Con otros presidentes, siempre ha sido conveniente analizar las ideas o intereses de los altos cargos en Defensa, Estado y la CIA que influyen en la Casa Blanca. Y anotar también la capacidad del presidente de resistirse a esas presiones. La crisis de los misiles de Cuba podría haber tenido un desenlace diferente si Kennedy hubiera aceptado las recomendaciones del alto mando militar. Antes de 2003, George Bush desdeñó las alertas que procedían de algunos generales que declararon en público que la ocupación de Irak exigiría un número mayor de tropas. Bush prefirió creer lo que prometían Cheney y Rumsfeld sobre el recibimiento como «libertadores» que tendrían sus soldados.
Con su carácter egomaníaco, Trump no acepta los consejos ni siquiera de exgenerales a los que promovió para puestos de responsabilidad, como demuestran las dimisiones o ceses de Mattis en el Pentágono o McMaster en el Consejo de Seguridad Nacional. El nombramiento del neocon John Bolton disparó en su momento todas las alarmas, en especial en relación a Irán, pero por lo ocurrido estos días no ha tenido tanto éxito en convertir en hechos sus ánimos belicistas. Trump elogió este sábado a Bolton, pero también dijo que este suele adoptar la postura «más dura» y al final «lo único que cuenta es lo que diga yo».

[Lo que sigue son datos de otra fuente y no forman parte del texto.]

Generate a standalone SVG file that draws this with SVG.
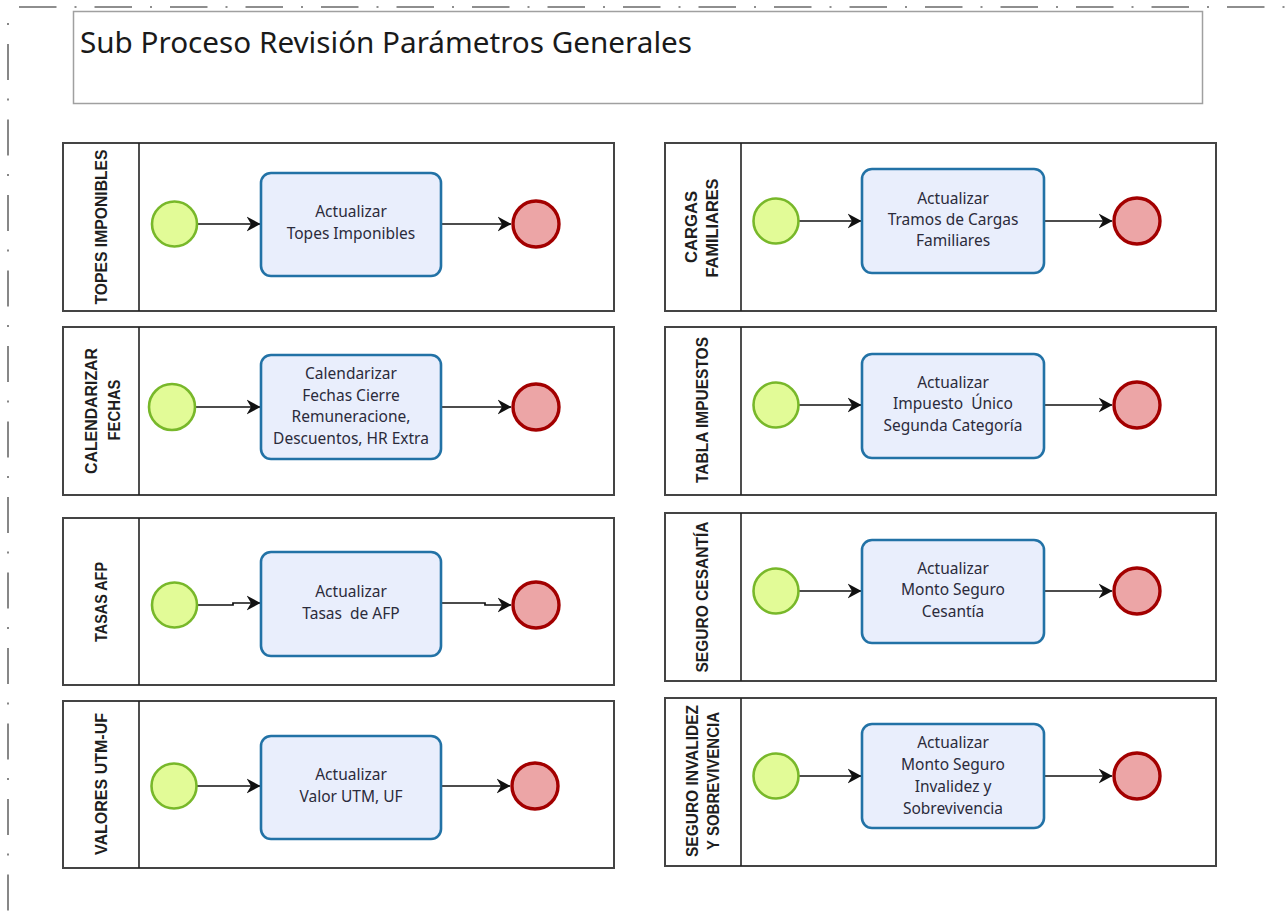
<svg xmlns="http://www.w3.org/2000/svg" width="1286" height="922" viewBox="0 0 1286 922">
<style>
.frame{fill:none;stroke:#6a6a6a;stroke-width:1.6}
.pool{fill:#fff;stroke:#444;stroke-width:2}
.div{stroke:#222;stroke-width:1.6}
.lbl{font-family:"Liberation Sans",Arial,sans-serif;font-weight:bold;font-size:16px;fill:#1e1e1e;text-anchor:middle}
.task{fill:#e9eefc;stroke:#2272a6;stroke-width:2.6}
.tt{font-family:"Noto Sans","Open Sans",sans-serif;font-size:15.5px;fill:#2b2b3b;text-anchor:middle;white-space:pre}
.start{fill:#e2fb97;stroke:#78b82a;stroke-width:2.6}
.end{fill:#eca5a6;stroke:#a30000;stroke-width:3.4}
.conn{fill:none;stroke:#111;stroke-width:1.7;marker-end:url(#arr)}
</style>
<defs>
<marker id="arr" viewBox="0 0 14 16" refX="13.5" refY="8" markerWidth="14" markerHeight="16" markerUnits="userSpaceOnUse" orient="auto">
<path d="M0,0.5 L14,8 L0,15.5 L4.5,8 Z" fill="#111"/>
</marker>
</defs>
<rect width="1286" height="922" fill="#fff"/>
<g id="border">
<line class="frame" x1="19" y1="7" x2="1286" y2="7" stroke-dasharray="37.5 18 2 18"/>
<line class="frame" x1="8" y1="23" x2="8" y2="922" stroke-dasharray="2 19 36 18.5"/>
</g>
<g id="title">
<rect x="73.5" y="11.5" width="1129" height="92" fill="#fff" stroke="#a0a0a0" stroke-width="1.5"/>
<text x="80" y="53" font-family="Noto Sans,Open Sans,sans-serif" font-size="28.5" fill="#1a1a1a" textLength="612" lengthAdjust="spacingAndGlyphs">Sub Proceso Revisión Parámetros Generales</text>
</g>
<!-- pools -->
<g id="pool-topes">
<rect class="pool" x="63" y="143" width="551" height="168"/><line class="div" x1="139" y1="143" x2="139" y2="311"/>
<text class="lbl" transform="translate(107,227) rotate(-90)" textLength="155" lengthAdjust="spacingAndGlyphs">TOPES IMPONIBLES</text>
</g>
<g id="pool-calendarizar">
<rect class="pool" x="63" y="327" width="551" height="168"/><line class="div" x1="139" y1="327" x2="139" y2="495"/>
<text class="lbl" transform="translate(97,411) rotate(-90)" textLength="126" lengthAdjust="spacingAndGlyphs">CALENDARIZAR</text>
<text class="lbl" transform="translate(120,410) rotate(-90)" textLength="61" lengthAdjust="spacingAndGlyphs">FECHAS</text>
</g>
<g id="pool-afp">
<rect class="pool" x="63" y="518" width="551" height="167"/><line class="div" x1="139" y1="518" x2="139" y2="685"/>
<text class="lbl" transform="translate(107,602) rotate(-90)" textLength="80" lengthAdjust="spacingAndGlyphs">TASAS AFP</text>
</g>
<g id="pool-utm">
<rect class="pool" x="63" y="701" width="551" height="167"/><line class="div" x1="139" y1="701" x2="139" y2="868"/>
<text class="lbl" transform="translate(107,784) rotate(-90)" textLength="142" lengthAdjust="spacingAndGlyphs">VALORES UTM-UF</text>
</g>
<g id="pool-cargas">
<rect class="pool" x="665" y="143" width="551" height="168"/><line class="div" x1="741" y1="143" x2="741" y2="311"/>
<text class="lbl" transform="translate(697,227) rotate(-90)" textLength="72" lengthAdjust="spacingAndGlyphs">CARGAS</text>
<text class="lbl" transform="translate(718,228) rotate(-90)" textLength="99" lengthAdjust="spacingAndGlyphs">FAMILIARES</text>
</g>
<g id="pool-impuestos">
<rect class="pool" x="665" y="327" width="551" height="168"/><line class="div" x1="741" y1="327" x2="741" y2="495"/>
<text class="lbl" transform="translate(708,410) rotate(-90)" textLength="146" lengthAdjust="spacingAndGlyphs">TABLA IMPUESTOS</text>
</g>
<g id="pool-cesantia">
<rect class="pool" x="665" y="513" width="551" height="168"/><line class="div" x1="741" y1="513" x2="741" y2="681"/>
<text class="lbl" transform="translate(708,597) rotate(-90)" textLength="151" lengthAdjust="spacingAndGlyphs">SEGURO CESANTÍA</text>
</g>
<g id="pool-invalidez">
<rect class="pool" x="665" y="698" width="551" height="168"/><line class="div" x1="741" y1="698" x2="741" y2="866"/>
<text class="lbl" transform="translate(698,781) rotate(-90)" textLength="152" lengthAdjust="spacingAndGlyphs">SEGURO INVALIDEZ</text>
<text class="lbl" transform="translate(719,781) rotate(-90)" textLength="138" lengthAdjust="spacingAndGlyphs">Y SOBREVIVENCIA</text>
</g>
<!-- connectors -->
<g id="connectors">
<path class="conn" d="M197,224 H260"/>
<path class="conn" d="M441,224 H511"/>
<path class="conn" d="M195,407 H260"/>
<path class="conn" d="M441,407 H511"/>
<path class="conn" d="M197,605 H233 V603 H260"/>
<path class="conn" d="M441,603 H485 V605 H511"/>
<path class="conn" d="M197,786 H260"/>
<path class="conn" d="M441,786 H510"/>
<path class="conn" d="M799,221 H861"/>
<path class="conn" d="M1044,221 H1112"/>
<path class="conn" d="M799,405 H861"/>
<path class="conn" d="M1044,405 H1112"/>
<path class="conn" d="M799,591 H861"/>
<path class="conn" d="M1044,591 H1112"/>
<path class="conn" d="M799,776 H861"/>
<path class="conn" d="M1044,776 H1112"/>
</g>
<!-- events and tasks -->
<g id="start-topes"><circle class="start" cx="174.5" cy="224" r="22.5"/></g>
<g id="task-topes"><rect class="task" x="261" y="173" width="180" height="103" rx="10"/>
<text class="tt" x="351" y="217">Actualizar</text><text class="tt" x="351" y="239">Topes Imponibles</text></g>
<g id="end-topes"><circle class="end" cx="536" cy="224" r="23"/></g>

<g id="start-calendarizar"><circle class="start" cx="172" cy="407" r="23"/></g>
<g id="task-calendarizar"><rect class="task" x="261" y="355" width="180" height="104" rx="10"/>
<text class="tt" x="351" y="379">Calendarizar</text><text class="tt" x="351" y="400.5">Fechas Cierre</text><text class="tt" x="351" y="422">Remuneracione,</text><text class="tt" x="351" y="443.5">Descuentos, HR Extra</text></g>
<g id="end-calendarizar"><circle class="end" cx="536" cy="407" r="23"/></g>

<g id="start-afp"><circle class="start" cx="174.5" cy="605" r="22.5"/></g>
<g id="task-afp"><rect class="task" x="261" y="552" width="180" height="104" rx="10"/>
<text class="tt" x="351" y="597">Actualizar</text><text class="tt" x="351" y="619">Tasas  de AFP</text></g>
<g id="end-afp"><circle class="end" cx="536" cy="605" r="23"/></g>

<g id="start-utm"><circle class="start" cx="174" cy="786" r="22.5"/></g>
<g id="task-utm"><rect class="task" x="261" y="736" width="180" height="103" rx="10"/>
<text class="tt" x="351" y="780">Actualizar</text><text class="tt" x="351" y="802">Valor UTM, UF</text></g>
<g id="end-utm"><circle class="end" cx="535" cy="786" r="23"/></g>

<g id="start-cargas"><circle class="start" cx="776" cy="221" r="22.5"/></g>
<g id="task-cargas"><rect class="task" x="862" y="169" width="182" height="104" rx="10"/>
<text class="tt" x="953" y="204">Actualizar</text><text class="tt" x="953" y="225">Tramos de Cargas</text><text class="tt" x="953" y="246">Familiares</text></g>
<g id="end-cargas"><circle class="end" cx="1137" cy="221" r="23"/></g>

<g id="start-impuestos"><circle class="start" cx="776" cy="405" r="22.5"/></g>
<g id="task-impuestos"><rect class="task" x="862" y="354" width="182" height="104" rx="10"/>
<text class="tt" x="953" y="388">Actualizar</text><text class="tt" x="953" y="409">Impuesto  Único</text><text class="tt" x="953" y="431">Segunda Categoría</text></g>
<g id="end-impuestos"><circle class="end" cx="1137" cy="405" r="23"/></g>

<g id="start-cesantia"><circle class="start" cx="776" cy="591" r="22.5"/></g>
<g id="task-cesantia"><rect class="task" x="862" y="540" width="182" height="103" rx="10"/>
<text class="tt" x="953" y="574">Actualizar</text><text class="tt" x="953" y="595">Monto Seguro</text><text class="tt" x="953" y="617">Cesantía</text></g>
<g id="end-cesantia"><circle class="end" cx="1137" cy="591" r="23"/></g>

<g id="start-invalidez"><circle class="start" cx="776" cy="776" r="22.5"/></g>
<g id="task-invalidez"><rect class="task" x="862" y="724" width="182" height="104" rx="10"/>
<text class="tt" x="953" y="748">Actualizar</text><text class="tt" x="953" y="770">Monto Seguro</text><text class="tt" x="953" y="792">Invalidez y</text><text class="tt" x="953" y="814">Sobrevivencia</text></g>
<g id="end-invalidez"><circle class="end" cx="1137" cy="776" r="23"/></g>
</svg>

La escalada del conflicto con Irán se inició cuando Trump decidió de forma unilateral retirarse del acuerdo nuclear negociado por la Administración de Obama y los gobiernos europeos, cuyo objetivo era permitir la existencia de un programa nuclear civil en Irán a cambio de su renuncia a cualquier intento de producir armas nucleares, que nunca se había llegado a demostrar. Con esa decisión, Trump ponía fin al mayor éxito de su predecesor en política exterior y unía su destino al de los gobiernos de Israel y Arabia Saudí.
Reanudó las sanciones a Irán, que están teniendo consecuencias económicas reales en la economía de ese país, lo que elevaba las posibilidades de que se produjera un conflicto bélico. La duda consistía en saber hasta dónde llegarían los iraníes en su respuesta. La guerra con Irak en los años 80 se trasladó al Golfo Pérsico, porque Teherán dejó clara una prioridad estratégica: si se les impedía exportar su petróleo a través de esa vía de una forma u otra, otros países de la zona afrontarían el mismo riesgo. Irán no iba a quedarse quieta mientras se le estrangulaba económicamente.
Por eso el acuerdo nuclear anterior era una garantía de distensión en la región. No garantizaba una relación pacífica entre Irán y Arabia Saudí ni ponía fin a los intentos israelíes de boicotear la economía iraní. Pero al menos ofrecía incentivos claros a todas las partes para mantener ese periodo de distensión. Romperlo aumentaría el riesgo de una guerra que, al menos en público, nadie deseaba. Esa era por ejemplo la postura final de la cúpula militar israelí, que terminó apreciando las ventajas del acuerdo, pero no la del Gobierno de Netanyahu.
Sería de una gran ingenuidad pensar que la cancelación de ese ataque ordenada por Trump significa un descenso de la tensión. Antes al contrario. EEUU ha llevado a cabo ciberataques contra los servicios de inteligencia iraníes a los que acusa de ser responsables de los ataques contra varios petroleros en el Golfo de Omán, según el NYT. Este fin de semana, Trump ha anunciado en Twitter que el lunes aprobará nuevas sanciones contra Irán.
Para terminar de hacerlo todo más confuso, Tucker Carlson, uno de los presentadores de Fox News a los que Trump presta más atención, alabó la anulación del ataque con argumentos no muy habituales en la derecha norteamericana: «Las mismas personas que nos metieron en el desastre de Irak hace 16 años piden ahora una nueva guerra, esta vez con Irán. El presidente, y el mérito es todo suyo, se muestra escéptico ante esa idea, muy escéptico».
La idea de que la paz en Oriente Medio depende de un presidente como Trump y de un presentador como Tucker Carlson es cuando menos preocupante. Se puede llegar a una guerra por accidente o porque tu reputación te obliga a superar la apuesta que te plantea el adversario en un proceso que hemos visto muchas veces cómo acaba.